## Dataset extract
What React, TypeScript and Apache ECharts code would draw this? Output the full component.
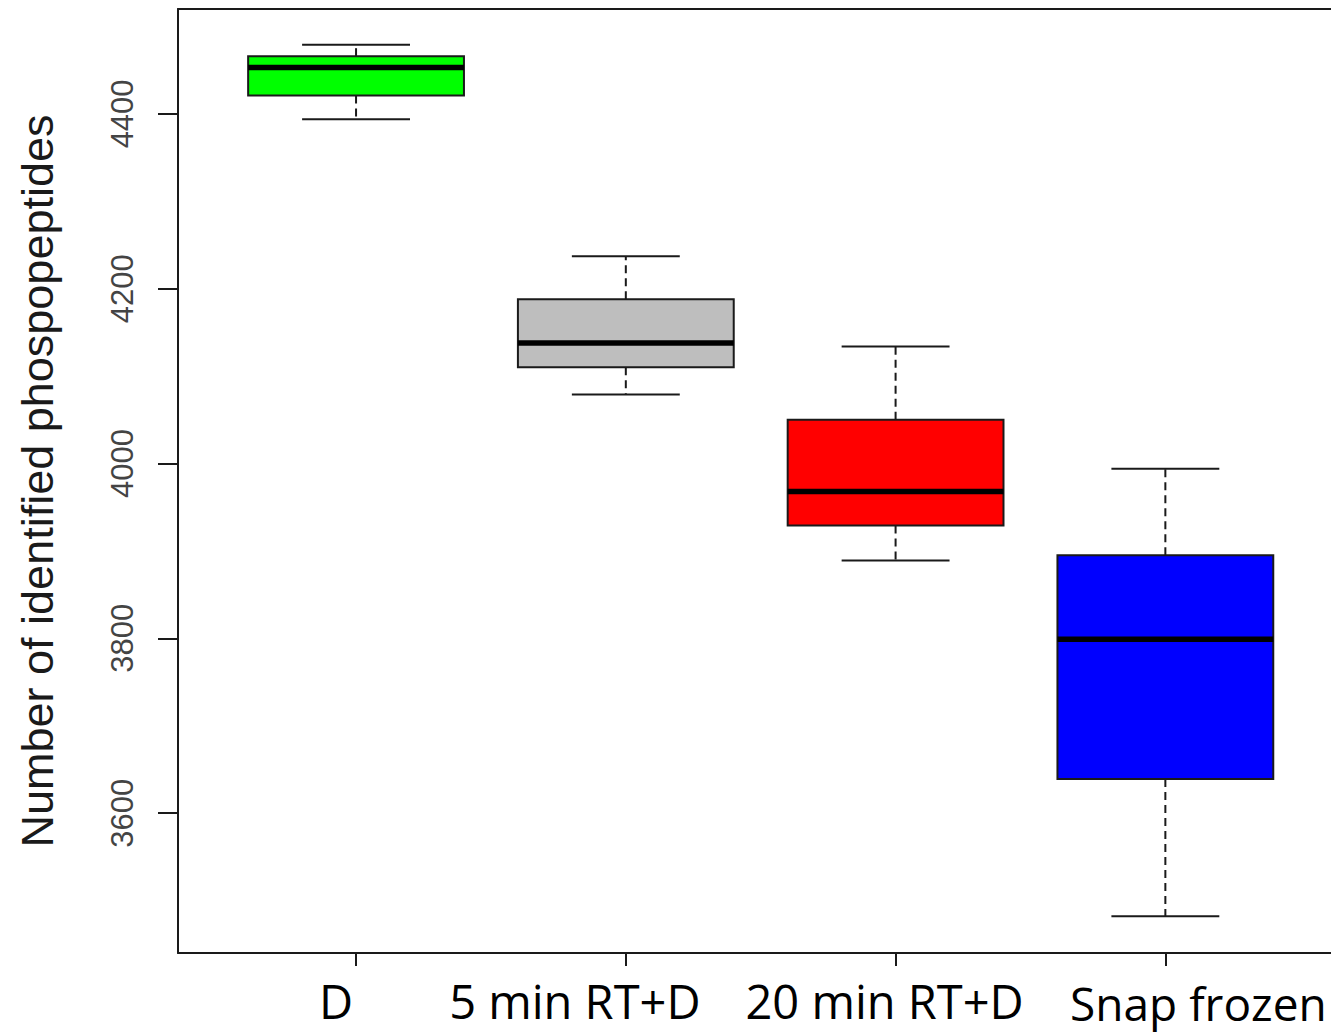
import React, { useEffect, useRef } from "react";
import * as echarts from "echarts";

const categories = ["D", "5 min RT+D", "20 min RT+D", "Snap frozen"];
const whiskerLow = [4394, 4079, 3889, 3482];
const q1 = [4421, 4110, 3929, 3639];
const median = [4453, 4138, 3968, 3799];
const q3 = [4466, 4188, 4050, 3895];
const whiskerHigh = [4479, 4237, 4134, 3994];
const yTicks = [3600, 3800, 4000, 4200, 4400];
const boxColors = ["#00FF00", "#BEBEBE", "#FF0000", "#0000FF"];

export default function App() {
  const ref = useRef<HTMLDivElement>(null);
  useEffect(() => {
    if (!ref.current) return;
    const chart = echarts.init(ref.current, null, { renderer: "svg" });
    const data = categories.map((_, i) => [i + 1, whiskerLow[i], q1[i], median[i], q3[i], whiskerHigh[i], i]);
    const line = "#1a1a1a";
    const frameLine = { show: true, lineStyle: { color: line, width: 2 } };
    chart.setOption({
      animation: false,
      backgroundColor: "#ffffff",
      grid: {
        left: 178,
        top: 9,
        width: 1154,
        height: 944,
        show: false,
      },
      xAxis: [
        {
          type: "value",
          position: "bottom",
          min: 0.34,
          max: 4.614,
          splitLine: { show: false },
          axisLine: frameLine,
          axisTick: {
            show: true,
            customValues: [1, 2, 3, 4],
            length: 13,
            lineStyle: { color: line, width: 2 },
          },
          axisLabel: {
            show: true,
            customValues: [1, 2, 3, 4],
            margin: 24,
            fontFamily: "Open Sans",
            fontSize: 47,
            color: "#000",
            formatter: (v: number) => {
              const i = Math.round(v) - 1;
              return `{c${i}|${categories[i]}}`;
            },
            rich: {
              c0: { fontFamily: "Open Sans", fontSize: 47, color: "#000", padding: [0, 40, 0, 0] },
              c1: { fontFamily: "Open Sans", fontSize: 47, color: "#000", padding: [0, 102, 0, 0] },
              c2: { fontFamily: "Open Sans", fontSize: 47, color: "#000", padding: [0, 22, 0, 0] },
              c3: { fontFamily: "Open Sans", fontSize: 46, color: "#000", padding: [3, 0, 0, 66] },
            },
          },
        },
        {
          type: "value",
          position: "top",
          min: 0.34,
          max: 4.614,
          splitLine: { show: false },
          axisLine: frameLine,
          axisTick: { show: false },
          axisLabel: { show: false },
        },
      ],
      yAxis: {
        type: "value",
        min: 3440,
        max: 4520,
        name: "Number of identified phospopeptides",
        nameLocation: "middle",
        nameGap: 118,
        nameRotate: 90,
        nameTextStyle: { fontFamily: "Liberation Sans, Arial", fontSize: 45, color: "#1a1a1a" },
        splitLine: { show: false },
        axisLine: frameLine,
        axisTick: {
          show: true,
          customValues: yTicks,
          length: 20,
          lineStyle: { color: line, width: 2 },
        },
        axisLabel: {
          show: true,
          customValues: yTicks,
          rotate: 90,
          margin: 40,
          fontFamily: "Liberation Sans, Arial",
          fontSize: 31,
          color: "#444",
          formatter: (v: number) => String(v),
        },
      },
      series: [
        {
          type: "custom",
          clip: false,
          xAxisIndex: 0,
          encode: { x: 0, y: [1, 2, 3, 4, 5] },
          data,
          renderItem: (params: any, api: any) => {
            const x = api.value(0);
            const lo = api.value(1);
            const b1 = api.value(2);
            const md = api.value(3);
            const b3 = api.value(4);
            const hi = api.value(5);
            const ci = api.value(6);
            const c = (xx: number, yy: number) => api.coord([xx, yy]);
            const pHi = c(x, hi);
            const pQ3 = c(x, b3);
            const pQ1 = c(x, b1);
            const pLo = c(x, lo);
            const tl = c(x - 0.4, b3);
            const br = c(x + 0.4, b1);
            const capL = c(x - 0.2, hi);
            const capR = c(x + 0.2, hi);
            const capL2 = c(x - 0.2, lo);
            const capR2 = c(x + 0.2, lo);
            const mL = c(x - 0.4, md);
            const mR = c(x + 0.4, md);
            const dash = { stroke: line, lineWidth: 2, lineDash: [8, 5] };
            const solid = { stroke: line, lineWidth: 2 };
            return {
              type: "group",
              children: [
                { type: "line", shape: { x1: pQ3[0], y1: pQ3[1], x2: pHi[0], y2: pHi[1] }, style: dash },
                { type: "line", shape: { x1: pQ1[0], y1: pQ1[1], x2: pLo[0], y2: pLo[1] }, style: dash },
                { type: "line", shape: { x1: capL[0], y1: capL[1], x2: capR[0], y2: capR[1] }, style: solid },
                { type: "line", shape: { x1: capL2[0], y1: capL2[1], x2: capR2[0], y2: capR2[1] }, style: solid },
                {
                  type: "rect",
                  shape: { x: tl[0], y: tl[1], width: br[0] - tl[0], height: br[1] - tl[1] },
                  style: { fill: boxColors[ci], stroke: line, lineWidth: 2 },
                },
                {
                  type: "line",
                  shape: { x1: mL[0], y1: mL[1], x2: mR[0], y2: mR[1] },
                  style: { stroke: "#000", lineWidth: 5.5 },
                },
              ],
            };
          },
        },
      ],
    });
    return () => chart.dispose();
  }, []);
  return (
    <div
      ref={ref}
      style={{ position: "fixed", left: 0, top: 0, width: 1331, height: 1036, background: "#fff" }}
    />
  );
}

## Stated goal
Write out each line of the listing above, exactly, from its first line to the line holding "import * as", inclusive. Skip the pictures.

## Complete answer
What React, TypeScript and Apache ECharts code would draw this? Output the full component.
import React, { useEffect, useRef } from "react";
import * as echarts from "echarts";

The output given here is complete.